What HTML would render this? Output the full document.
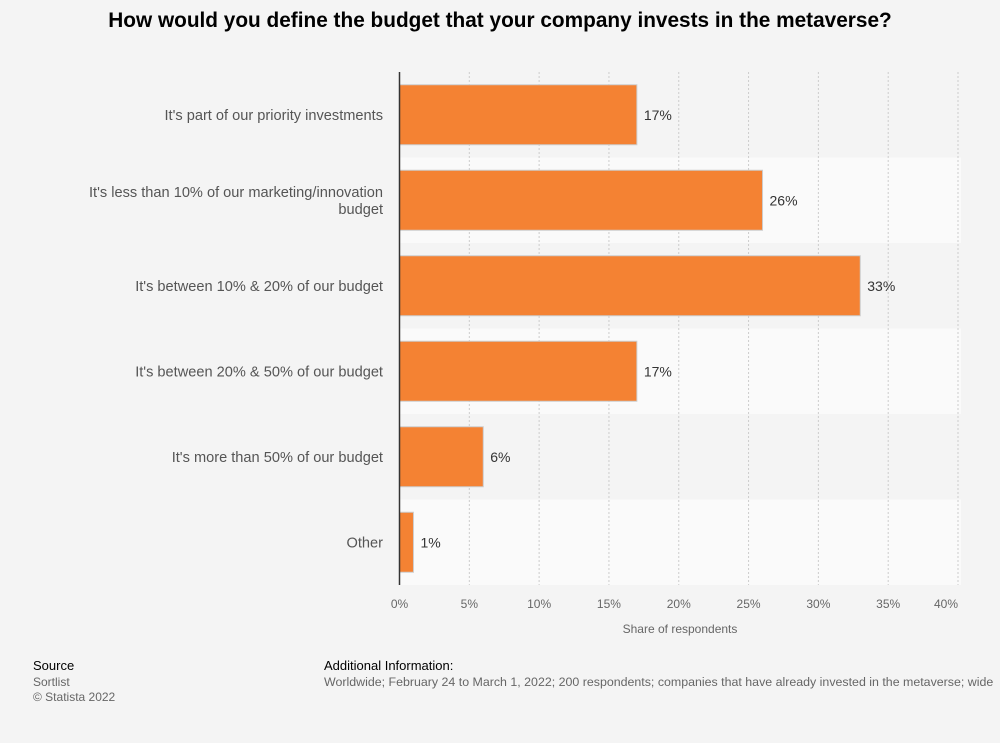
<!DOCTYPE html>
<html><head><meta charset="utf-8"><style>
body{margin:0;width:1000px;height:743px;background:#f4f4f4;font-family:"Liberation Sans",sans-serif;overflow:hidden;position:relative}
.t{position:absolute;white-space:nowrap}
</style></head><body>
<div class="t" style="left:0;width:1000px;text-align:center;top:9px;font-size:20.8px;font-weight:bold;color:#000">How would you define the budget that your company invests in the metaverse?</div>
<svg id="c" width="1000" height="743" style="position:absolute;left:0;top:0"></svg>
<div class="t" style="left:33px;top:658px;font-size:13px;color:#000">Source</div>
<div class="t" style="left:33px;top:675px;font-size:12px;color:#666">Sortlist</div>
<div class="t" style="left:33px;top:690px;font-size:12px;color:#666">© Statista 2022</div>
<div class="t" style="left:324px;top:658px;font-size:13px;color:#000">Additional Information:</div>
<div class="t" style="left:324px;top:675px;font-size:12.4px;color:#666">Worldwide; February 24 to March 1, 2022; 200 respondents; companies that have already invested in the metaverse; wide</div>
<script>
const categories=[["It's part of our priority investments"],["It's less than 10% of our marketing/innovation","budget"],["It's between 10% & 20% of our budget"],["It's between 20% & 50% of our budget"],["It's more than 50% of our budget"],["Other"]];
const values=[17,26,33,17,6,1];
const ticks=[0,5,10,15,20,25,30,35,40];
const NS="http://www.w3.org/2000/svg";
const svg=document.getElementById('c');
const x0=399.5,x1=958,maxV=40,top0=72,bandH=85.5;
const xs=v=>x0+(x1-x0)*v/maxV;
const ys=i=>top0+i*bandH;
function mk(t,a){const e=document.createElementNS(NS,t);for(const k in a)e.setAttribute(k,a[k]);svg.appendChild(e);return e;}
categories.forEach((c,i)=>{if(i%2==1){const b=mk('rect',{x:x0,y:ys(i),width:961-x0,height:bandH,fill:'#fafafa'});

}});
ticks.forEach(t=>{if(t>0){const l=mk('line',{x1:xs(t),x2:xs(t),y1:top0,y2:top0+6*bandH,stroke:'#ccc','stroke-dasharray':'2,2'});

}
const tx=mk('text',{x:t==40?xs(t)-12:xs(t),y:608,'text-anchor':'middle','font-size':12,fill:'#666'});tx.textContent=t+'%';

});
categories.forEach((c,i)=>{const cy=ys(i)+bandH/2;
const r=mk('rect',{x:x0,y:cy-30,width:xs(values[i])-x0,height:60,fill:'#f48233',stroke:'#ccc','stroke-width':1});


const v=mk('text',{x:xs(values[i])+7,y:cy+5,'font-size':14,fill:'#333'});v.textContent=values[i]+'%';


c.forEach((ln,j)=>{const y=cy+5+(j-(c.length-1)/2)*17;
const tl=mk('text',{x:383,y:y,'text-anchor':'end','font-size':14.6,fill:'#555'});tl.textContent=ln;

});});
const ax=mk('line',{x1:x0,x2:x0,y1:top0,y2:top0+6*bandH,stroke:'#333','stroke-width':1.5});


const at=mk('text',{x:680,y:633,'text-anchor':'middle','font-size':12,fill:'#666'});at.textContent='Share of respondents';


</script>
</body></html>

# # # # # # #

■ WHAT YOU HAVE TO DO ■
Reproduce every line of the material precisely, omitting its pictures.

■ CORRECT OUTPUT ■
What HTML would render this? Output the full document.
<!DOCTYPE html>
<html><head><meta charset="utf-8"><style>
body{margin:0;width:1000px;height:743px;background:#f4f4f4;font-family:"Liberation Sans",sans-serif;overflow:hidden;position:relative}
.t{position:absolute;white-space:nowrap}
</style></head><body>
<div class="t" style="left:0;width:1000px;text-align:center;top:9px;font-size:20.8px;font-weight:bold;color:#000">How would you define the budget that your company invests in the metaverse?</div>
<svg id="c" width="1000" height="743" style="position:absolute;left:0;top:0"></svg>
<div class="t" style="left:33px;top:658px;font-size:13px;color:#000">Source</div>
<div class="t" style="left:33px;top:675px;font-size:12px;color:#666">Sortlist</div>
<div class="t" style="left:33px;top:690px;font-size:12px;color:#666">© Statista 2022</div>
<div class="t" style="left:324px;top:658px;font-size:13px;color:#000">Additional Information:</div>
<div class="t" style="left:324px;top:675px;font-size:12.4px;color:#666">Worldwide; February 24 to March 1, 2022; 200 respondents; companies that have already invested in the metaverse; wide</div>
<script>
const categories=[["It's part of our priority investments"],["It's less than 10% of our marketing/innovation","budget"],["It's between 10% & 20% of our budget"],["It's between 20% & 50% of our budget"],["It's more than 50% of our budget"],["Other"]];
const values=[17,26,33,17,6,1];
const ticks=[0,5,10,15,20,25,30,35,40];
const NS="http://www.w3.org/2000/svg";
const svg=document.getElementById('c');
const x0=399.5,x1=958,maxV=40,top0=72,bandH=85.5;
const xs=v=>x0+(x1-x0)*v/maxV;
const ys=i=>top0+i*bandH;
function mk(t,a){const e=document.createElementNS(NS,t);for(const k in a)e.setAttribute(k,a[k]);svg.appendChild(e);return e;}
categories.forEach((c,i)=>{if(i%2==1){const b=mk('rect',{x:x0,y:ys(i),width:961-x0,height:bandH,fill:'#fafafa'});

}});
ticks.forEach(t=>{if(t>0){const l=mk('line',{x1:xs(t),x2:xs(t),y1:top0,y2:top0+6*bandH,stroke:'#ccc','stroke-dasharray':'2,2'});

}
const tx=mk('text',{x:t==40?xs(t)-12:xs(t),y:608,'text-anchor':'middle','font-size':12,fill:'#666'});tx.textContent=t+'%';

});
categories.forEach((c,i)=>{const cy=ys(i)+bandH/2;
const r=mk('rect',{x:x0,y:cy-30,width:xs(values[i])-x0,height:60,fill:'#f48233',stroke:'#ccc','stroke-width':1});


const v=mk('text',{x:xs(values[i])+7,y:cy+5,'font-size':14,fill:'#333'});v.textContent=values[i]+'%';


c.forEach((ln,j)=>{const y=cy+5+(j-(c.length-1)/2)*17;
const tl=mk('text',{x:383,y:y,'text-anchor':'end','font-size':14.6,fill:'#555'});tl.textContent=ln;

});});
const ax=mk('line',{x1:x0,x2:x0,y1:top0,y2:top0+6*bandH,stroke:'#333','stroke-width':1.5});


const at=mk('text',{x:680,y:633,'text-anchor':'middle','font-size':12,fill:'#666'});at.textContent='Share of respondents';


</script>
</body></html>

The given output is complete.